Data rows:

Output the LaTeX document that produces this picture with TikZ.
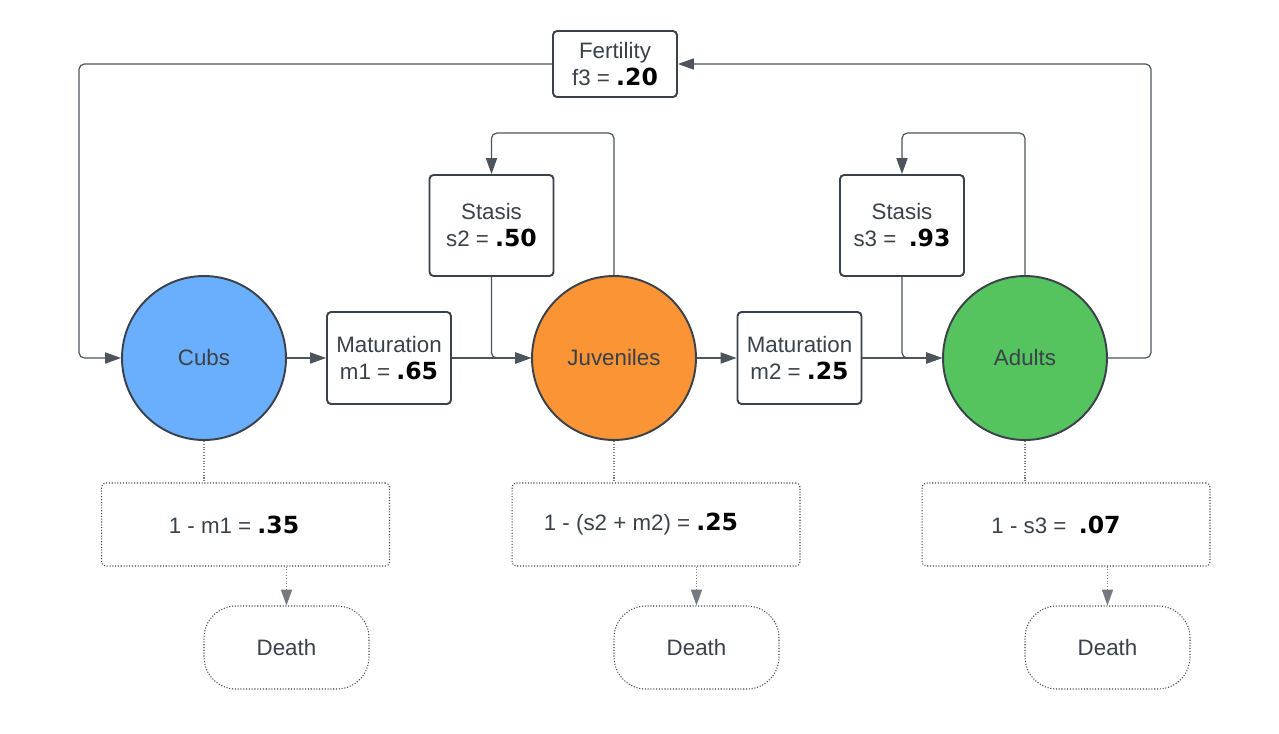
\documentclass[tikz,border=0pt]{standalone}
\usepackage{fontspec}
\setmainfont{Liberation Sans}
\newfontfamily\numfont{DejaVu Sans}
\usetikzlibrary{arrows.meta,positioning}

\definecolor{ink}{HTML}{3A414A}
\definecolor{cubsblue}{HTML}{6AAFFD}
\definecolor{juvorange}{HTML}{FB9434}
\definecolor{adultgreen}{HTML}{55C35E}

\newcommand{\val}[1]{{\numfont\bfseries\fontsize{13.4}{15.4}\selectfont\color{black}#1}}

\tikzset{
  stage/.style={circle,draw=ink,line width=1.1pt,minimum size=3.28cm,inner sep=0pt},
  rate/.style={draw=ink,line width=1.1pt,rounded corners=2.3pt,fill=white,align=center,
    minimum width=2.48cm,minimum height=1.84cm,inner sep=0pt},
  loss/.style={draw=ink,densely dotted,line width=0.6pt,rounded corners=2.3pt,
    minimum width=5.76cm,minimum height=1.66cm},
  death/.style={draw=ink,densely dotted,line width=0.6pt,rounded corners=0.64cm,
    minimum width=3.3cm,minimum height=1.66cm},
  flow/.style={draw=ink!90,line width=0.7pt,rounded corners=3pt,-{Triangle[length=9pt,width=6.3pt]}},
  tie/.style={draw=ink!70,densely dotted,line width=0.6pt}
}

\begin{document}
\begin{tikzpicture}[x=0.02cm,y=-0.02cm,text=ink,font=\fontsize{12.7}{15.4}\selectfont]
\useasboundingbox (0,0) rectangle (1279,734);

% life stages
\node[stage,fill=cubsblue]   (cubs) at (204,358)  {Cubs};
\node[stage,fill=juvorange]  (juv)  at (614,358)  {Juveniles};
\node[stage,fill=adultgreen] (adu)  at (1025,358) {Adults};

% transition rates
\node[rate] (m1)   at (389,358)   {Maturation\\m1 = \val{.65}};
\node[rate] (m2)   at (799.5,358) {Maturation\\m2 = \val{.25}};
\node[rate,minimum height=2.02cm] (s2) at (491.5,225.5) {Stasis\\s2 = \val{.50}};
\node[rate,minimum height=2.02cm] (s3) at (902,225.5)   {Stasis\\s3 = \ \val{.93}};
\node[rate,minimum height=1.32cm] (fert) at (615,64)    {Fertility\\f3 = \val{.20}};

% mortality
\node[loss] (loss1) at (245.5,524.5) {1 - m1 = \val{.35}\hspace*{0.46cm}};
\node[loss] (loss2) at (656,524.5)   {1 - (s2 + m2) = \val{.25}\hspace*{0.6cm}};
\node[loss] (loss3) at (1066,524.5)  {1 - s3 = \ \val{.07}\hspace*{0.4cm}};
\node[death] (death1) at (286.5,647.5)  {Death};
\node[death] (death2) at (696.5,647.5)  {Death};
\node[death] (death3) at (1107.5,647.5) {Death};

% flows
\draw[flow] (cubs) -- (m1);
\draw[flow] (m1) -- (juv);
\draw[flow] (juv) -- (m2);
\draw[flow] (m2) -- (adu);
\draw[flow] (s2.south) |- (juv.west);
\draw[flow] (s3.south) |- (adu.west);
\draw[flow] (juv.north) -- ++(0,-142) -| (s2.north);
\draw[flow] (adu.north) -- ++(0,-142) -| (s3.north);
\draw[flow] (adu.east) -- ++(43,0) |- (fert.east);
\draw[flow] (fert.west) -- ++(-473,0) |- (cubs.west);

% deaths
\foreach \s/\l/\d in {cubs/loss1/death1,juv/loss2/death2,adu/loss3/death3}{
  \draw[tie] (\s.south) -- (\s.south |- \l.north);
  \draw[tie,-{Triangle[length=9pt,width=6.3pt]}] (\l.south -| \d.north) -- (\d.north);
}
\end{tikzpicture}
\end{document}
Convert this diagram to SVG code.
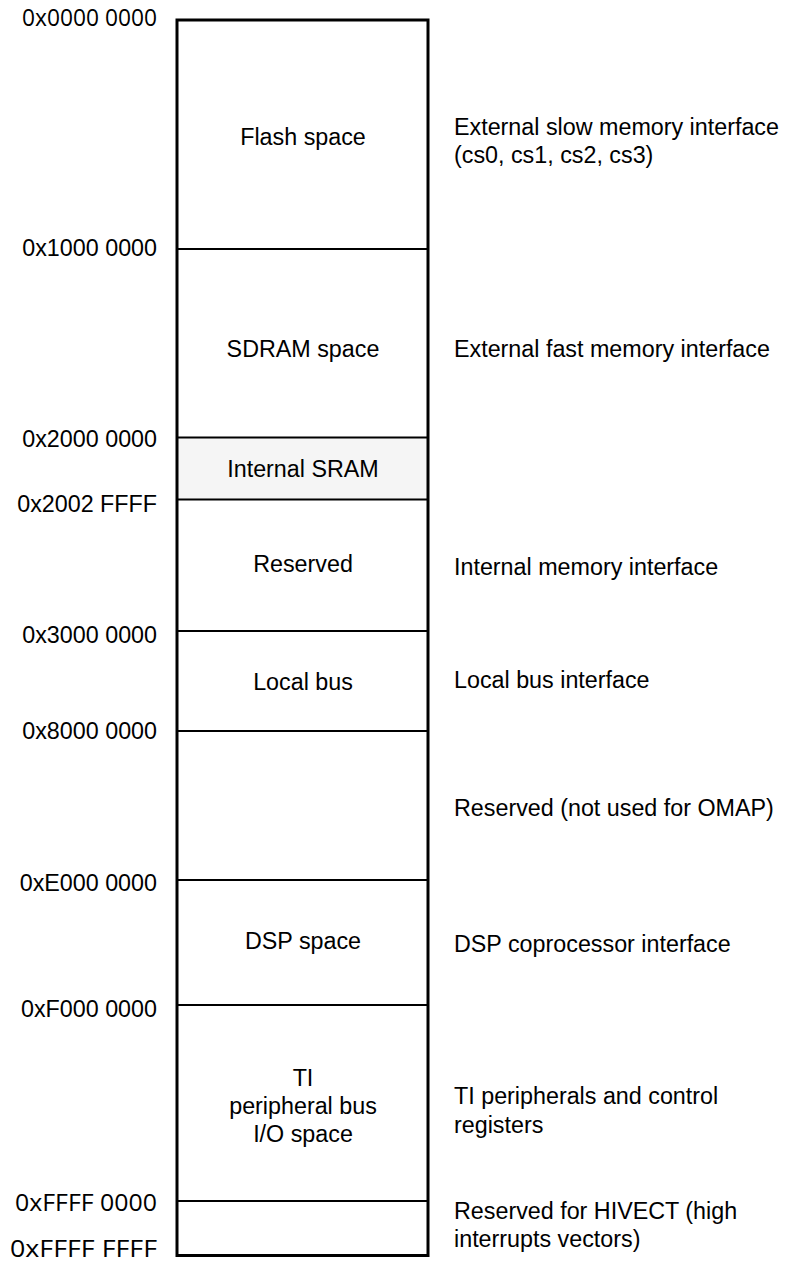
<svg xmlns="http://www.w3.org/2000/svg" width="790" height="1264" viewBox="0 0 790 1264">
<style>
text { font-family: "Liberation Sans", Arial, sans-serif; font-size: 23.3px; fill: #000; }
.addr { text-anchor: end; }
.alt { font-family: "Open Sans", "DejaVu Sans", sans-serif; font-size: 24px; }
.mid { text-anchor: middle; }
.div { stroke: #000; stroke-width: 2; }
</style>
<rect x="0" y="0" width="790" height="1264" fill="#fff"/>
<g id="sram-fill"><rect x="178" y="437.5" width="249" height="62" fill="#f5f5f5"/></g>
<g id="memory-map">
<rect x="177" y="20" width="251" height="1235.5" fill="none" stroke="#000" stroke-width="3"/>
</g>
<g id="connectors">
<line class="div" x1="178" y1="249" x2="427" y2="249"/>
<line class="div" x1="178" y1="437.5" x2="427" y2="437.5"/>
<line class="div" x1="178" y1="499.5" x2="427" y2="499.5"/>
<line class="div" x1="178" y1="631" x2="427" y2="631"/>
<line class="div" x1="178" y1="731" x2="427" y2="731"/>
<line class="div" x1="178" y1="880" x2="427" y2="880"/>
<line class="div" x1="178" y1="1005" x2="427" y2="1005"/>
<line class="div" x1="178" y1="1201" x2="427" y2="1201"/>
</g>
<g id="addresses">
<text class="addr alt" x="157" y="26" textLength="135" lengthAdjust="spacingAndGlyphs">0x0000 0000</text>
<text class="addr" x="157" y="256">0x1000 0000</text>
<text class="addr" x="157" y="447">0x2000 0000</text>
<text class="addr" x="157" y="512">0x2002 FFFF</text>
<text class="addr" x="157" y="643">0x3000 0000</text>
<text class="addr" x="157" y="739">0x8000 0000</text>
<text class="addr" x="157" y="891">0xE000 0000</text>
<text class="addr" x="157" y="1017">0xF000 0000</text>
<text class="addr alt" x="157" y="1211" textLength="142" lengthAdjust="spacingAndGlyphs">0xFFFF 0000</text>
<text class="addr alt" x="157" y="1257" textLength="147" lengthAdjust="spacingAndGlyphs">0xFFFF FFFF</text>
</g>
<g id="flash"><text class="mid" x="303" y="145">Flash space</text></g>
<g id="sdram"><text class="mid" x="303" y="357">SDRAM space</text></g>
<g id="sram"><text class="mid" x="303" y="477">Internal SRAM</text></g>
<g id="reserved"><text class="mid" x="303" y="572">Reserved</text></g>
<g id="localbus"><text class="mid" x="303" y="690">Local bus</text></g>
<g id="dsp"><text class="mid" x="303" y="949">DSP space</text></g>
<g id="ti"><text class="mid" x="303" y="1086">TI</text><text class="mid" x="303" y="1114">peripheral bus</text><text class="mid" x="303" y="1142">I/O space</text></g>
<g id="descriptions">
<text x="454" y="135">External slow memory interface</text>
<text x="454" y="163">(cs0, cs1, cs2, cs3)</text>
<text x="454" y="357">External fast memory interface</text>
<text x="454" y="575">Internal memory interface</text>
<text x="454" y="688">Local bus interface</text>
<text x="454" y="816">Reserved (not used for OMAP)</text>
<text x="454" y="952">DSP coprocessor interface</text>
<text x="454" y="1104">TI peripherals and control</text>
<text x="454" y="1133">registers</text>
<text x="454" y="1219">Reserved for HIVECT (high</text>
<text x="454" y="1247">interrupts vectors)</text>
</g>
</svg>
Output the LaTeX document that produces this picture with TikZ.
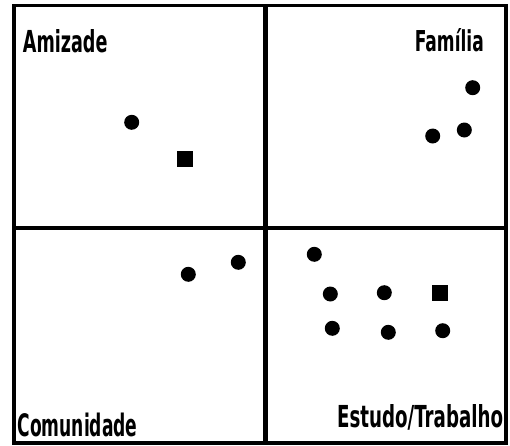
\documentclass[tikz,border=0pt]{standalone}
\usepackage{fontspec}
\usepackage{graphicx}
\newfontfamily\lblfont{DejaVu Sans}
\tikzset{
  dot/.style={circle,fill=black,inner sep=0pt,minimum size=15pt},
  sq/.style={rectangle,fill=black,inner sep=0pt,minimum size=16pt},
  frame/.style={line width=3.5pt},
  divider/.style={line width=4.5pt},
  lbl/.style={inner sep=0pt}
}
\newcommand{\lbltext}[3]{\resizebox{#1pt}{#2pt}{\lblfont\bfseries #3}}
\begin{document}
\begin{tikzpicture}[x=1pt,y=-1pt]
\useasboundingbox (0,0) rectangle (510,445);
\fill[white] (0,0) rectangle (510,445);
% frame corners and divider ends
\coordinate (tl) at (14,5.5);
\coordinate (br) at (506,443);
\coordinate (vt) at (265.5,5.5);
\coordinate (vb) at (265.5,443);
\coordinate (hl) at (14,228);
\coordinate (hr) at (506,228);
\draw[frame] (tl) rectangle (br);
\draw[divider] (vt) -- (vb);
\draw[divider] (hl) -- (hr);
% labels
\node[lbl,anchor=south west] (amizade) at (22.7,52.7) {\lbltext{84.6}{23}{Amizade}};
\node[lbl,anchor=south east] (familia) at (484,51.7) {\lbltext{69}{23}{Família}};
\node[lbl,anchor=south west] (comunidade) at (17.3,436.7) {\lbltext{120}{23.5}{Comunidade}};
\node[lbl,anchor=south east] (estudo) at (503.3,430) {\lbltext{166}{23}{Estudo/Trabalho}};
% Amizade
\node[dot] (a1) at (131.7,122.3) {};
\node[sq] (a2) at (185.3,158.7) {};
% Familia
\node[dot] (f1) at (472.7,87.7) {};
\node[dot] (f2) at (464.3,130) {};
\node[dot] (f3) at (432.7,136) {};
% Comunidade
\node[dot] (c1) at (188.3,274.3) {};
\node[dot] (c2) at (238.3,262.3) {};
% Estudo/Trabalho
\node[dot] (e1) at (314.3,254.3) {};
\node[dot] (e2) at (330.3,294) {};
\node[dot] (e3) at (384.3,292.7) {};
\node[sq] (e4) at (440,293.3) {};
\node[dot] (e5) at (332.3,328.3) {};
\node[dot] (e6) at (388.3,332.3) {};
\node[dot] (e7) at (442.7,330.7) {};
\end{tikzpicture}
\end{document}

What you will do:
Copy nothing but the lines from the first one in the listing through the line with "height=1.32cm] (fert) at", and omit the pictures.

The reply:
Output the LaTeX document that produces this picture with TikZ.
\documentclass[tikz,border=0pt]{standalone}
\usepackage{fontspec}
\setmainfont{Liberation Sans}
\newfontfamily\numfont{DejaVu Sans}
\usetikzlibrary{arrows.meta,positioning}

\definecolor{ink}{HTML}{3A414A}
\definecolor{cubsblue}{HTML}{6AAFFD}
\definecolor{juvorange}{HTML}{FB9434}
\definecolor{adultgreen}{HTML}{55C35E}

\newcommand{\val}[1]{{\numfont\bfseries\fontsize{13.4}{15.4}\selectfont\color{black}#1}}

\tikzset{
  stage/.style={circle,draw=ink,line width=1.1pt,minimum size=3.28cm,inner sep=0pt},
  rate/.style={draw=ink,line width=1.1pt,rounded corners=2.3pt,fill=white,align=center,
    minimum width=2.48cm,minimum height=1.84cm,inner sep=0pt},
  loss/.style={draw=ink,densely dotted,line width=0.6pt,rounded corners=2.3pt,
    minimum width=5.76cm,minimum height=1.66cm},
  death/.style={draw=ink,densely dotted,line width=0.6pt,rounded corners=0.64cm,
    minimum width=3.3cm,minimum height=1.66cm},
  flow/.style={draw=ink!90,line width=0.7pt,rounded corners=3pt,-{Triangle[length=9pt,width=6.3pt]}},
  tie/.style={draw=ink!70,densely dotted,line width=0.6pt}
}

\begin{document}
\begin{tikzpicture}[x=0.02cm,y=-0.02cm,text=ink,font=\fontsize{12.7}{15.4}\selectfont]
\useasboundingbox (0,0) rectangle (1279,734);

% life stages
\node[stage,fill=cubsblue]   (cubs) at (204,358)  {Cubs};
\node[stage,fill=juvorange]  (juv)  at (614,358)  {Juveniles};
\node[stage,fill=adultgreen] (adu)  at (1025,358) {Adults};

% transition rates
\node[rate] (m1)   at (389,358)   {Maturation\\m1 = \val{.65}};
\node[rate] (m2)   at (799.5,358) {Maturation\\m2 = \val{.25}};
\node[rate,minimum height=2.02cm] (s2) at (491.5,225.5) {Stasis\\s2 = \val{.50}};
\node[rate,minimum height=2.02cm] (s3) at (902,225.5)   {Stasis\\s3 = \ \val{.93}};
\node[rate,minimum height=1.32cm] (fert) at (615,64)    {Fertility\\f3 = \val{.20}};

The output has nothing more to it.